Based on cross-modal perception and reasoning, agents need to actively interact with the environment to finish the task. Specifically, this typically includes actual execution of the plan to navigate to the target (intermediate) positions (e.g., walk upstairs and then go into the bedroom) and manipulation of the objects (put the apple on the table) [32]. Currently, most works investigate cross-modal interactions in simulated environments for convenience [17, 32, 101], whereas some works are implemented in real-world environments [11].

In addition to robotic assistants, cross-modal representation learning can also be essential for other real-world AI applications. For example, multimodal perception of the complex physical environment is important for robust decision-making in autonomous vehicles [78]. Multimodal computation can also empower the construction and interaction of 3D metaverse [88].

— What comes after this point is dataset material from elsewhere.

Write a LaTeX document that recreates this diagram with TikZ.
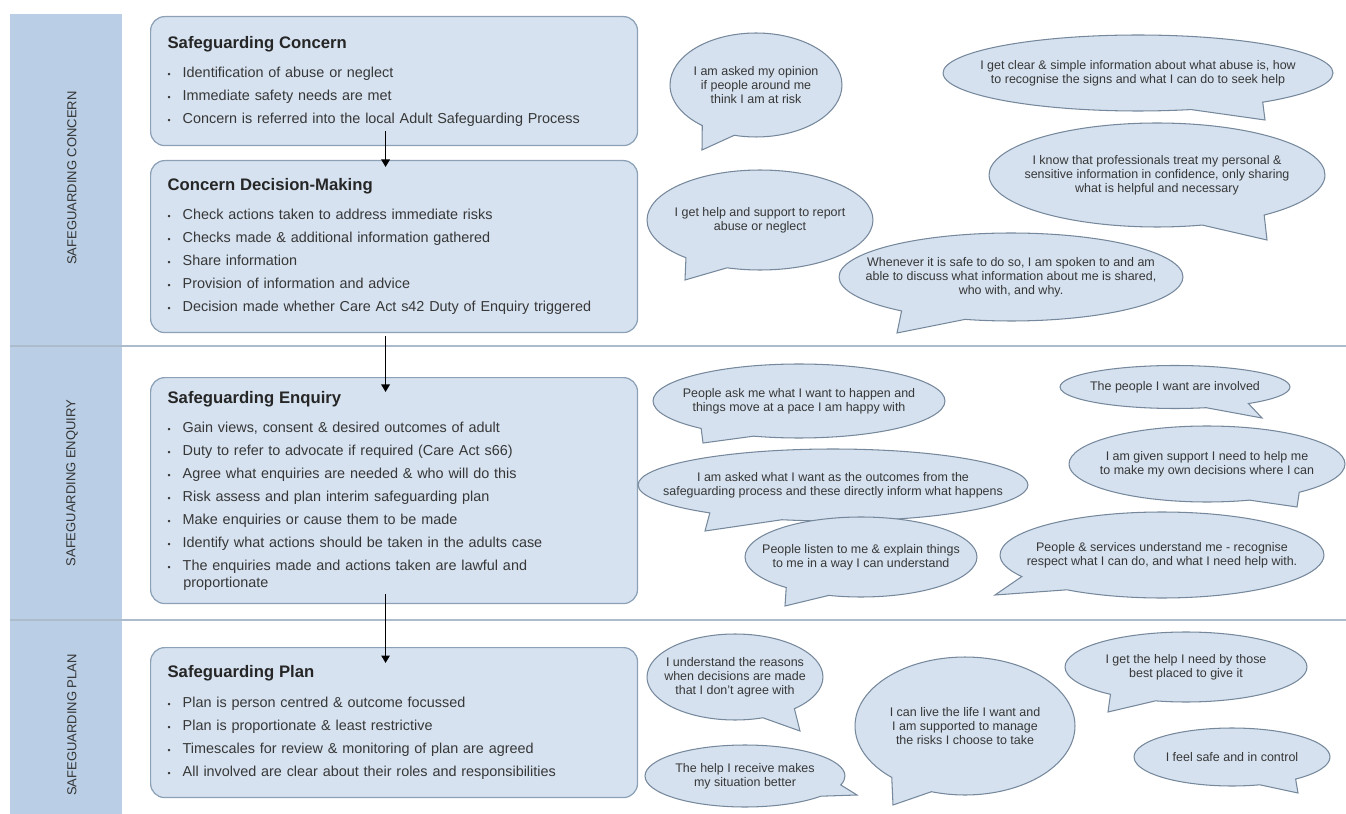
\documentclass[tikz,border=0pt]{standalone}
\usepackage{fontspec}
\setmainfont{Liberation Sans}
\usetikzlibrary{positioning,shapes.callouts,arrows.meta}
\definecolor{bandblue}{RGB}{186,207,229}
\definecolor{boxfill}{RGB}{214,226,240}
\definecolor{boxline}{RGB}{140,160,182}
\definecolor{bubblefill}{RGB}{213,225,239}
\definecolor{bubbleline}{RGB}{118,136,156}
\definecolor{sepgray}{RGB}{172,188,204}
\definecolor{inkgray}{RGB}{55,55,55}
\newcommand\bul{\makebox[8.6pt][l]{\fontsize{5}{5}\selectfont\textbullet}}
\newcommand\hd[1]{{\fontsize{9.5}{9.7}\selectfont\bfseries\color{black!85} #1}}

\begin{document}
\begin{tikzpicture}[x=0.02cm, y=-0.02cm,
    stage/.style={draw=boxline, fill=boxfill, rounded corners=8pt, line width=0.7pt, anchor=north west, inner xsep=0.34cm, inner ysep=0pt, text width=9.06cm, align=left, text=inkgray, font=\fontsize{8.2}{9.7}\selectfont},
    phase/.style={rotate=90, font=\fontsize{7.4}{8}\selectfont, text=black!80},
    bubble/.style={ellipse callout, draw=bubbleline, fill=bubblefill, line width=0.6pt, inner sep=0pt, outer sep=0pt, callout pointer arc=24},
    say/.style={align=center, text=inkgray, font=\fontsize{7.1}{7.9}\selectfont, inner sep=0pt},
    flow/.style={-{Triangle[length=1.5mm,width=1.7mm]}, line width=0.85pt, black}
]
\useasboundingbox (0,0) rectangle (1346,814);

% side band and section lines
\fill[bandblue] (10,14) rectangle (122,814);
\draw[sepgray, line width=1.2pt] (10,346) -- (1346,346);
\draw[sepgray, line width=1.2pt] (10,620) -- (1346,620);

\node[phase] (pconcern) at (72,178) {SAFEGUARDING CONCERN};
\node[phase] (penquiry) at (72,483) {SAFEGUARDING ENQUIRY};
\node[phase] (pplan) at (72,725) {SAFEGUARDING PLAN};

% stage boxes
\node[stage, minimum height=2.58cm] (c1) at (150,16) {\hd{Safeguarding Concern}\\[6.8pt]
\bul Identification of abuse or neglect\\[3.4pt]
\bul Immediate safety needs are met\\[3.4pt]
\bul Concern is referred into the local Adult Safeguarding Process};

\node[stage, minimum height=3.44cm] (c2) at (150,160) {\hd{Concern Decision-Making}\\[6.8pt]
\bul Check actions taken to address immediate risks\\[3.4pt]
\bul Checks made \& additional information gathered\\[3.4pt]
\bul Share information\\[3.4pt]
\bul Provision of information and advice\\[3.4pt]
\bul Decision made whether Care Act s42 Duty of Enquiry triggered};

\node[stage, minimum height=4.52cm] (c3) at (150,377) {\hd{Safeguarding Enquiry}\\[6.8pt]
\bul Gain views, consent \& desired outcomes of adult\\[3.4pt]
\bul Duty to refer to advocate if required (Care Act s66)\\[3.4pt]
\bul Agree what enquiries are needed \& who will do this\\[3.4pt]
\bul Risk assess and plan interim safeguarding plan\\[3.4pt]
\bul Make enquiries or cause them to be made\\[3.4pt]
\bul Identify what actions should be taken in the adults case\\[3.4pt]
\bul The enquiries made and actions taken are lawful and\\
\hspace*{9pt}proportionate};

\node[stage, minimum height=3.0cm] (c4) at (150,647) {\hd{Safeguarding Plan}\\[7.5pt]
\bul Plan is person centred \& outcome focussed\\[3.4pt]
\bul Plan is proportionate \& least restrictive\\[3.4pt]
\bul Timescales for review \& monitoring of plan are agreed\\[3.4pt]
\bul All involved are clear about their roles and responsibilities};

\draw[flow] ([xshift=-0.17cm,yshift=0.3cm]c1.south) -- ([xshift=-0.17cm,yshift=-0.14cm]c2.north);
\draw[flow] ([xshift=-0.17cm,yshift=-0.06cm]c2.south) -- ([xshift=-0.17cm,yshift=-0.3cm]c3.north);
\draw[flow] ([xshift=-0.17cm,yshift=0.2cm]c3.south) -- ([xshift=-0.17cm,yshift=-0.32cm]c4.north);

% speech bubbles, concern
\node[bubble, minimum width=3.44cm, minimum height=2.08cm, callout absolute pointer={(702,150)}] (b1) at (756,85) {};
\node[say] (t1) at (b1) {I am asked my opinion\\if people around me\\think I am at risk};
\node[bubble, minimum width=7.8cm, minimum height=1.52cm, callout absolute pointer={(1265,120)}] (b2) at (1138,73) {};
\node[say] (t2) at (b2) {I get clear \& simple information about what abuse is, how\\to recognise the signs and what I can do to seek help};
\node[bubble, minimum width=6.72cm, minimum height=2.08cm, callout absolute pointer={(1267,240)}] (b3) at (1157,175) {};
\node[say] (t3) at (b3) {I know that professionals treat my personal \&\\sensitive information in confidence, only sharing\\what is helpful and necessary};
\node[bubble, minimum width=4.52cm, minimum height=2.0cm, callout absolute pointer={(685,280)}] (b4) at (760,220) {};
\node[say] (t4) at (b4) {I get help and support to report\\abuse or neglect};
\node[bubble, minimum width=6.88cm, minimum height=1.76cm, callout absolute pointer={(897,333)}] (b5) at (1011,277) {};
\node[say] (t5) at (b5) {Whenever it is safe to do so, I am spoken to and am\\able to discuss what information about me is shared,\\who with, and why.};

% speech bubbles, enquiry
\node[bubble, minimum width=5.84cm, minimum height=1.48cm, callout absolute pointer={(703,443)}] (b6) at (799,401) {};
\node[say] (t6) at (b6) {People ask me what I want to happen and\\things move at a pace I am happy with};
\node[bubble, minimum width=4.6cm, minimum height=0.86cm, callout absolute pointer={(1262,418)}] (b7) at (1175,387) {};
\node[say] (t7) at (b7) {The people I want are involved};
\node[bubble, minimum width=7.8cm, minimum height=1.44cm, callout absolute pointer={(705,531)}] (b8) at (833,485) {};
\node[say] (t8) at (b8) {I am asked what I want as the outcomes from the\\safeguarding process and these directly inform what happens};
\node[bubble, minimum width=5.52cm, minimum height=1.52cm, callout absolute pointer={(1297,507)}] (b9) at (1207,464) {};
\node[say] (t9) at (b9) {I am given support I need to help me\\to make my own decisions where I can};
\node[bubble, minimum width=4.64cm, minimum height=1.6cm, callout absolute pointer={(785,606)}] (b10) at (861,557) {};
\node[say] (t10) at (b10) {People listen to me \& explain things\\to me in a way I can understand};
\node[bubble, minimum width=6.48cm, minimum height=1.72cm, callout absolute pointer={(995,595)}] (b11) at (1162,555) {};
\node[say] (t11) at (b11) {People \& services understand me - recognise\\respect what I can do, and what I need help with.};

% speech bubbles, plan
\node[bubble, minimum width=3.52cm, minimum height=1.72cm, callout absolute pointer={(800,731)}] (b12) at (735,677) {};
\node[say] (t12) at (b12) {I understand the reasons\\when decisions are made\\that I don't agree with};
\node[bubble, minimum width=4.0cm, minimum height=1.24cm, callout absolute pointer={(857,795)}] (b13) at (745,776) {};
\node[say] (t13) at (b13) {The help I receive makes\\my situation better};
\node[bubble, minimum width=4.4cm, minimum height=2.76cm, callout absolute pointer={(893,805)}] (b14) at (965,726) {};
\node[say] (t14) at (b14) {I can live the life I want and\\I am supported to manage\\the risks I choose to take};
\node[bubble, minimum width=4.84cm, minimum height=1.4cm, callout absolute pointer={(1108,712)}] (b15) at (1186,667) {};
\node[say] (t15) at (b15) {I get the help I need by those\\best placed to give it};
\node[bubble, minimum width=3.92cm, minimum height=1.16cm, callout absolute pointer={(1298,793)}] (b16) at (1232,757) {};
\node[say] (t16) at (b16) {I feel safe and in control};

\end{tikzpicture}
\end{document}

7.7 Summary and Further Readings

In this chapter, we first introduce the concept of cross-modal representation learning. Cross-modal learning is essential since many real-world tasks require the ability to understand information from different modalities, such as text and image. It is also typically helpful to exploit complementary information in different modalities for comprehensive judgment. We introduce a taxonomy of cross-modal capabilities, including cross-modal understanding, retrieval, and generation. Based on the taxonomy, we review existing cross-modal representation learning methods, from shallow to deep cross-modal representations. Notably, deep cross-modal pre-training has been a revolutionary paradigm, which largely unifies model architectures and learning mechanisms for modalities and tasks, and has greatly pushed forward state-of-the-art results. Finally, we introduce representative cross-modal applications. Cross-modal representation learning is drawing more and more attention and can serve as a promising connection between different research areas.

For further understanding of cross-modal representation learning, there are also some recommended surveys and books. Spence [85] provides a tutorial review of cross-modal correspondences from the perspective of cognitive neuroscience. Wang et al. [94] give a comprehensive survey on cross-modal retrieval, and Xu et al. [104] provide a survey of cross-modal learning with Transformers.